Na Fnac, folheia livros sobre «mindfulness» que nunca comprará (para isso existe o Kindle, que é mais ecológico, tirando aquelas cinco baterias mortas na gaveta da cozinha junto com os carregadores de todos os iPhones que acumulou desde 2010). No Celeiro, enche o cesto de superalimentos carregados de carbono, enquanto suspira pela «sustentabilidade». A caminho da saída, ainda tem tempo de partilhar nas redes sociais um manifesto contra o consumismo.

Todo este novo contexto social tem transformado a própria linguagem num campo minado onde cada pronome é uma potencial bomba de fragmentação moral. Já não bastou o Acordo Ortográfico ter traumatizado uma geração inteira, agora temos influencers de linguagem inclusiva a defender que até o «bacalhau à Brás» deveria ser «bacalhau à identidade fluída». Pelo andar da carruagem, as ementas dos restaurantes irão concerteza virar manifestos sociológicos: «Queridxs clientxs, experimentem a nossa francesinha plant-based com molho artesanal sem glúten produzido por um coletivo auto-gerido de micro-produtores da zona do Grande Porto».

Se Fernando Pessoa vivesse hoje, já teria sido cancelado por apropriação cultural dos seus próprios heterónimos. Camões teria de fazer um curso de sensibilização cultural antes de escrever «Os Lusíadxs», com um prefácio sobre privilégio histórico e uma nota de rodapé pedindo desculpa à Índia. Gil Vicente então, seria processado por assédio moral a Diabos e discriminação contra barqueiros – isso se o Auto da Barca não fosse primeiro multado pela ASAE por falta de coletes salva-vidas.
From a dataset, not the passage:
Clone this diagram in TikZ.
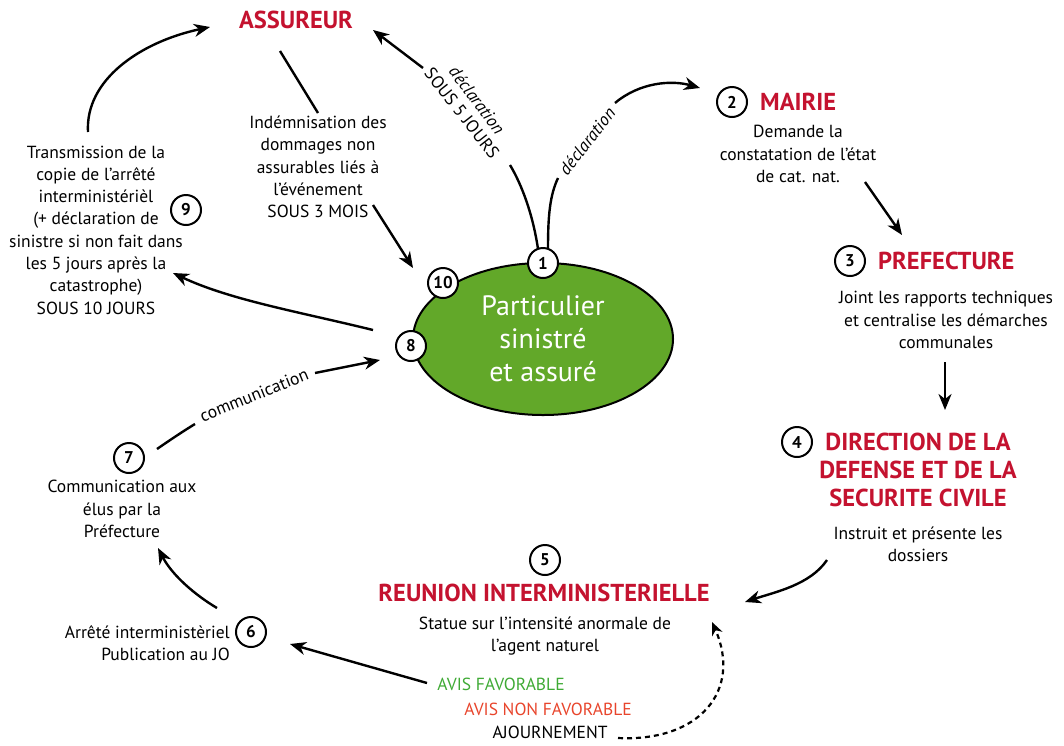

A verdadeira arte portuguesa já não é o fado ou o vira – é a capacidade de postar sobre sustentabilidade do interior de um Tesla encalhado no trânsito da Ponte 25 de Abril, defender o comércio local enquanto se faz uma encomenda na Amazon, e pregar sobre os benefícios de uma vida mais pausada enquanto se responde a mensagens do Slack durante um jantar de família.

É isto o Portugal moderno! Um país onde o politicamente correto se transformou numa religião com mais dogmas do que uma reunião de condomínio, e onde a única coisa que ainda nos une enquanto povo é a capacidade sobrenatural de transformar contradições em conteúdo para as redes sociais. Não é sobre sermos melhores pessoas, é sobre parecer que somos. Somos todos influencers da própria hipocrisia, numa performance digna de um Globo de Ouro da TVI – só que em vez de estatuetas, ganhamos likes.